Below, the list of the best VCSs are presented.

  1. Git

    Git is one of the most popular version control software available in today’s market. Git is a speedy and efficient distributed version control system that is easy to learn. It can handle projects of any size, from small to huge ones. The distinctive features of Git are the following: cheap local branching, convenient staging areas, and multiple workflows. It is free open-source software.


    Cons of Git

    Despite its advantages, Git also has some cons. First of all, in the case of large binary files, the support is weak. Interactions can lose their speed because of large repositories that have a huge history. Besides, commands are unpredictable.

  2. CVS

    The second most popular version control system after Git is CVS (Concurrent Versions System), which has been preferable for developers for a long time. CVS, with its user-friendly architecture, helps developers record the history of files and documents. By default, it handles projects from small to middle size, and in order to support larger ones, it must be configured and extended. You can use CVS on almost every hardware platform and Operating system. It is free open-source software.


    Cons of CVS

    CVS has some cons too. Particularly, it doesn’t check the integrity of the source code repository. There is no support for atomic commits and check-outs, as well as for merge tracking and signed revisions.

  3. SVN

    SVN (Apache Subversion) is the next VCS that has been widely used over the past decade. SVN is a centralized version control system, which has the following features: versioned directories, atomic commits support, merge tracking, the existence of copying, deleting, moving and renaming versions, client-server repository model, metadata of free-from version, full MIME support, file locking, etc.. It is free open-source software.


    Cons of SVN

    The time of file modifications aren’t stored, some problems with filename normalization and the lack of support for signed revisions.

  4. Mercurial

    Mercurial is a distributed version control software written in python. This fast working software supports projects of any size and type. Its interface is quite predictable, which makes it easy to learn. It supports the following operating systems: Unix-like, Windows, and macOS. It strongly supports binary files and has excellent merging and branching capabilities. It is free open-source software.


    Cons of Mercurial

    Python is required for all the add-ons. It doesn’t allow partial check-outs and doesn’t deal well with extra extensions.

  5. Monotone

    Monotone is a distributed version control system that is written in C++. It's a single-file transactional VSC that provides completely disconnected operation. Merging is history-sensitive, branches are quite light.

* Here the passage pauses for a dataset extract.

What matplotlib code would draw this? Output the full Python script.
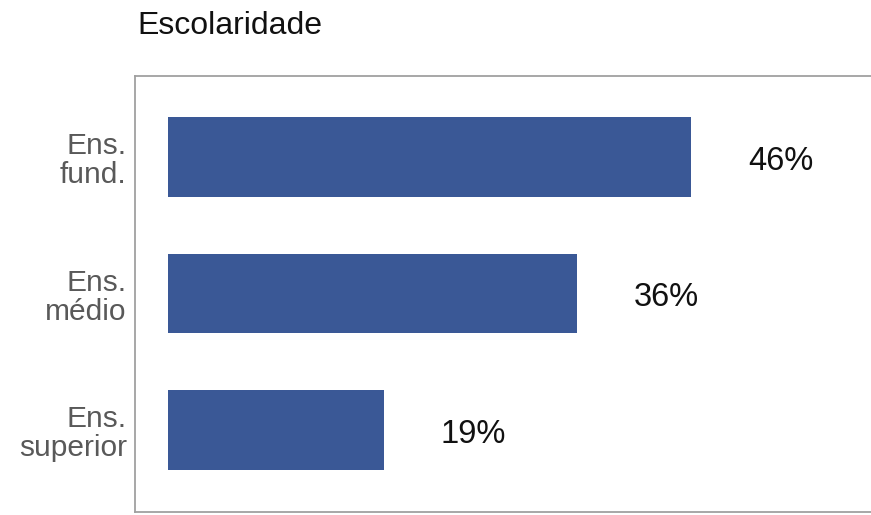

    Monotone supports a productive peer-to-peer synchronization. It understands history-sensitive merging, requires low maintenance, values the integrity of code review, and supports 3-way merges. It runs on several platforms: Linux, Solaris, Mac OS X, Windows, and other Unixes. It is free open-source software.


    Cons of Monotone

    Users cannot check out or commit from behind a proxy because of the absence of the HTTP protocol. Performance issues are observed for particular operations. The most obvious of them is the initial pull.